* WHAT YOU WILL DO
Write out, word for word, every line from the first one through the line that holds "of p71] (p71l)", and nothing else; skip the pictures.

::: PROVIDED MATERIAL :::

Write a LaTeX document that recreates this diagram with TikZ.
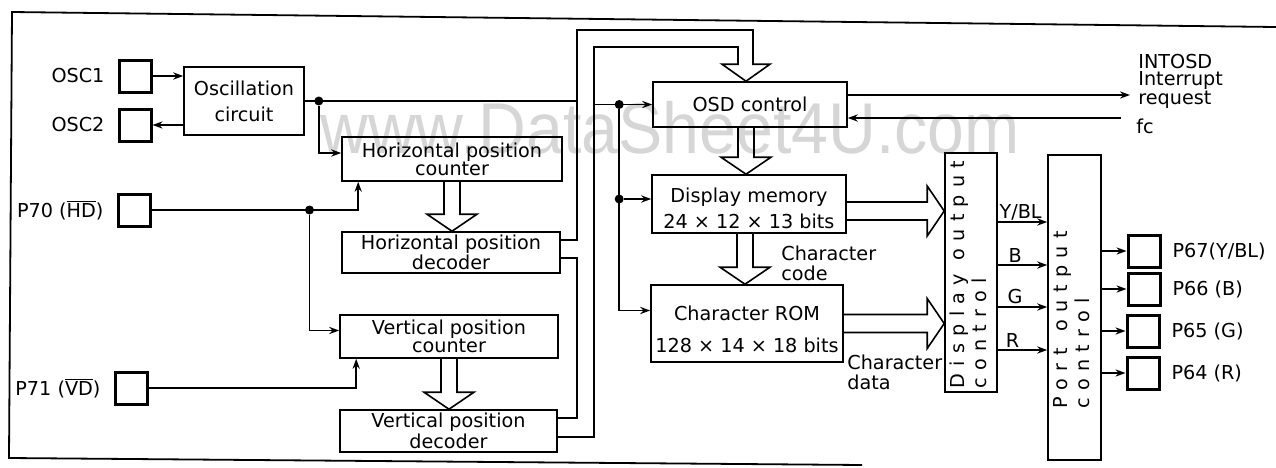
\documentclass[tikz,border=0pt]{standalone}
\usepackage{fontspec}
\setmainfont{DejaVu Sans}
\newfontfamily\wmfont{Liberation Sans}
\newfontfamily\spacedfont[LetterSpace=38]{DejaVu Sans}
\usepackage{xcolor}
\definecolor{wm-gray}{HTML}{D6D6D6}
\usetikzlibrary{arrows.meta,positioning,calc}

\tikzset{
  blk/.style={draw, line width=0.8pt, align=center, inner sep=1pt},
  pad/.style={draw, line width=1.5pt, minimum size=16pt, inner sep=0pt},
  sig/.style={line width=0.8pt, -{Stealth[length=5pt,width=3.6pt]}},
  wire/.style={line width=0.8pt},
  fat/.style={line width=0.8pt, line join=miter},
  jdot/.style={circle, fill, inner sep=0pt, minimum size=4.5pt},
  lbl/.style={inner sep=1pt, align=left},
  vtext/.style={rotate=90, anchor=north west, align=left, inner sep=1pt,
    font=\spacedfont\fontsize{9.6}{11}\selectfont},
}

% hollow bus arrows
\newcommand\fatdown[3][0]{%
  \draw[fat] ($(#2.south)+(#1-8,0)$) -- ($(#3.north -| #2.south)+(#1-8,-17)$) -- ++(-17,0)
    -- ($(#3.north -| #2.south)+(#1,0)$) -- ++(25,-17) -- ++(-17,0) -- ($(#2.south)+(#1+8,0)$);}
\newcommand\fatright[3][0]{%
  \draw[fat] ($(#2.east)+(0,#1-9)$) -- ($(#3.west |- #2.east)+(-17,#1-9)$) -- ++(0,-16)
    -- ($(#3.west |- #2.east)+(0,#1)$) -- ++(-17,25) -- ++(0,-16) -- ($(#2.east)+(0,#1+9)$);}

\begin{document}
\begin{tikzpicture}[x=0.5pt, y=-0.5pt, every node/.style={font=\fontsize{9.6}{9}\selectfont}]
  \useasboundingbox (0,0) rectangle (1276,467);
  \node[text=wm-gray, xscale=0.92, anchor=base, font=\wmfont\fontsize{36}{36}\selectfont] (wm) at (670,153) {www.DataSheet4U.com};
  \draw[line width=0.9pt] (1276,27) -- (12,12) -- (9,458) -- (862,465);

  % pins
  \node[pad] (osc1) at (135,76) {};
  \node[pad] (osc2) at (135,125) {};
  \node[pad] (p70) at (134,210) {};
  \node[pad] (p71) at (131,388) {};
  \node[left=3pt of osc1] (osc1l) {OSC1};
  \node[left=3pt of osc2] (osc2l) {OSC2};
  \node[left=3pt of p70] (p70l) {P70 ($\overline{\mbox{HD}}$)};
  \node[left=3pt of p71] (p71l) {P71 ($\overline{\mbox{VD}}$)};

  % blocks
  \node[blk, minimum width=60pt, minimum height=34pt] (osc) at (244,101) {Oscillation\\[4pt]circuit};
  \node[blk, minimum width=110pt, minimum height=22pt] (hpc) at (452,159) {Horizontal position\\counter};
  \node[blk, minimum width=109pt, minimum height=20.5pt] (hpd) at (451,252.5) {Horizontal position\\decoder};
  \node[blk, minimum width=109pt, minimum height=21.5pt] (vpc) at (449,336.5) {Vertical position\\counter};
  \node[blk, minimum width=108.5pt, minimum height=21pt] (vpd) at (448.5,431) {Vertical position\\decoder};
  \node[blk, minimum width=97pt, minimum height=22.5pt] (osd) at (750,104.5) {OSD control};
  \node[blk, minimum width=97pt, minimum height=29pt] (dm) at (749,204) {\rule{0pt}{11.5pt}Display memory\\[3pt]24 × 12 × 13 bits};
  \node[blk, minimum width=96pt, minimum height=38.5pt] (rom) at (747,323.5) {\rule{0pt}{13pt}Character ROM\\[7pt]128 × 14 × 18 bits};
  \node[blk, minimum width=26pt, minimum height=119.5pt] (doc) at (971,272.5) {};
  \node[blk, minimum width=26.5pt, minimum height=152.5pt] (poc) at (1074.5,307.5) {};
  \node[vtext] (doct) at ($(doc.south west)+(3,-2)$) {Display output\\control};
  \node[vtext] (poct) at ($(poc.south west)+(4,-50)$) {Port\hspace{2pt} output\\control};

  % clock and sync inputs
  \draw[sig] (osc1.east) -- (osc.west |- osc1.east);
  \draw[sig] (osc.west |- osc2.east) -- (osc2.east);
  \coordinate (bo) at (577,30);
  \coordinate (bi) at (594,47);
  \coordinate (bm) at (577,418);
  \coordinate (osdin) at ($(osd.north)+(-4,0)$);
  \draw[wire] (osc.east) -- (osc.east -| bo);
  \node[jdot] (j0) at ($(osc.east)+(14,0)$) {};
  \draw[sig] (j0) |- ($(hpc.west)+(0,-6)$);
  \draw[sig] (p70.east) -| ($(hpc.south west)+(17,0)$);
  \node[jdot] (j2) at ($(p70.east)+(158,0)$) {};
  \draw[sig] (j2) |- ($(vpc.west)+(0,-6)$);
  \draw[sig] (p71.east) -| ($(vpc.south west)+(17,0)$);

  % position bus to OSD control
  \fatdown{hpc}{hpd}
  \fatdown{vpc}{vpd}
  \draw[fat] ($(hpd.east)+(0,-12.5)$) -| (bo) -| ($(osdin)+(7,-17)$) -- ++(17,0) -- (osdin)
    -- ++(-24,-17) -- ++(16,0) |- (bi) |- ($(vpd.east)+(0,6)$);
  \draw[fat] ($(hpd.east)+(0,5.5)$) -| (bm) -- (vpd.east |- bm);

  % clock to OSD blocks
  \draw[sig] (osd.west -| bi) -- (osd.west);
  \node[jdot] (j1) at ($(osd.west)+(-33,0)$) {};
  \node[jdot] (j3) at ($(j1 |- dm.west)+(0,-5)$) {};
  \draw[sig] (j3) -- (j3 -| dm.west);
  \draw[sig] (j1) |- ($(rom.west)+(0,-13)$);
  \fatdown[-4]{osd}{dm}
  \fatdown[-4]{dm}{rom}
  \node[lbl, anchor=north west, font=\fontsize{9.6}{10}\selectfont] (ccode) at (779,244) {Character\\code};
  \fatright[7]{dm}{doc}
  \fatright{rom}{doc}
  \node[lbl, anchor=north west, font=\fontsize{9.6}{10}\selectfont] (cdata) at (845,353) {Character\\data};

  % interrupt and fc
  \coordinate (intr) at (1130,95);
  \coordinate (fcin) at (1121,118);
  \draw[sig] (osd.east |- intr) -- (intr);
  \draw[sig] (fcin) -- (osd.east |- fcin);
  \node[lbl, anchor=north west, font=\fontsize{9.6}{8.3}\selectfont] (intl) at (1136,52) {INTOSD\\Interrupt\\request};
  \node[lbl, anchor=west] (fcl) at (1134,126) {fc};

  % colour signals
  \draw[sig] ($(doc.east)+(0,-50.5)$) coordinate (s1) -- (s1 -| poc.west) node[pos=0, above right, inner sep=0.5pt] {Y/BL};
  \draw[sig] ($(doc.east)+(0,-7.5)$) coordinate (s2) -- (s2 -| poc.west) node[pos=0.35, above, inner sep=1pt] {B};
  \draw[sig] ($(doc.east)+(0,34.5)$) coordinate (s3) -- (s3 -| poc.west) node[pos=0.35, above, inner sep=1pt] {G};
  \draw[sig] ($(doc.east)+(0,77.5)$) coordinate (s4) -- (s4 -| poc.west) node[pos=0.3, above, inner sep=1pt] {R};

  % output pins
  \node[pad] (p67) at (1144,251) {};
  \node[pad] (p66) at (1144,289) {};
  \node[pad] (p65) at (1143,331) {};
  \node[pad] (p64) at (1143,373) {};
  \draw[sig] (poc.east |- p67.west) -- (p67.west);
  \draw[sig] (poc.east |- p66.west) -- (p66.west);
  \draw[sig] (poc.east |- p65.west) -- (p65.west);
  \draw[sig] (poc.east |- p64.west) -- (p64.west);
  \node[right=2pt of p67] (p67l) {P67(Y/BL)};
  \node[right=2pt of p66] (p66l) {P66 (B)};
  \node[right=2pt of p65] (p65l) {P65 (G)};
  \node[right=2pt of p64] (p64l) {P64 (R)};
\end{tikzpicture}
\end{document}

:::

* EXPECTED ANSWER
Write a LaTeX document that recreates this diagram with TikZ.
\documentclass[tikz,border=0pt]{standalone}
\usepackage{fontspec}
\setmainfont{DejaVu Sans}
\newfontfamily\wmfont{Liberation Sans}
\newfontfamily\spacedfont[LetterSpace=38]{DejaVu Sans}
\usepackage{xcolor}
\definecolor{wm-gray}{HTML}{D6D6D6}
\usetikzlibrary{arrows.meta,positioning,calc}

\tikzset{
  blk/.style={draw, line width=0.8pt, align=center, inner sep=1pt},
  pad/.style={draw, line width=1.5pt, minimum size=16pt, inner sep=0pt},
  sig/.style={line width=0.8pt, -{Stealth[length=5pt,width=3.6pt]}},
  wire/.style={line width=0.8pt},
  fat/.style={line width=0.8pt, line join=miter},
  jdot/.style={circle, fill, inner sep=0pt, minimum size=4.5pt},
  lbl/.style={inner sep=1pt, align=left},
  vtext/.style={rotate=90, anchor=north west, align=left, inner sep=1pt,
    font=\spacedfont\fontsize{9.6}{11}\selectfont},
}

% hollow bus arrows
\newcommand\fatdown[3][0]{%
  \draw[fat] ($(#2.south)+(#1-8,0)$) -- ($(#3.north -| #2.south)+(#1-8,-17)$) -- ++(-17,0)
    -- ($(#3.north -| #2.south)+(#1,0)$) -- ++(25,-17) -- ++(-17,0) -- ($(#2.south)+(#1+8,0)$);}
\newcommand\fatright[3][0]{%
  \draw[fat] ($(#2.east)+(0,#1-9)$) -- ($(#3.west |- #2.east)+(-17,#1-9)$) -- ++(0,-16)
    -- ($(#3.west |- #2.east)+(0,#1)$) -- ++(-17,25) -- ++(0,-16) -- ($(#2.east)+(0,#1+9)$);}

\begin{document}
\begin{tikzpicture}[x=0.5pt, y=-0.5pt, every node/.style={font=\fontsize{9.6}{9}\selectfont}]
  \useasboundingbox (0,0) rectangle (1276,467);
  \node[text=wm-gray, xscale=0.92, anchor=base, font=\wmfont\fontsize{36}{36}\selectfont] (wm) at (670,153) {www.DataSheet4U.com};
  \draw[line width=0.9pt] (1276,27) -- (12,12) -- (9,458) -- (862,465);

  % pins
  \node[pad] (osc1) at (135,76) {};
  \node[pad] (osc2) at (135,125) {};
  \node[pad] (p70) at (134,210) {};
  \node[pad] (p71) at (131,388) {};
  \node[left=3pt of osc1] (osc1l) {OSC1};
  \node[left=3pt of osc2] (osc2l) {OSC2};
  \node[left=3pt of p70] (p70l) {P70 ($\overline{\mbox{HD}}$)};
  \node[left=3pt of p71] (p71l) {P71 ($\overline{\mbox{VD}}$)};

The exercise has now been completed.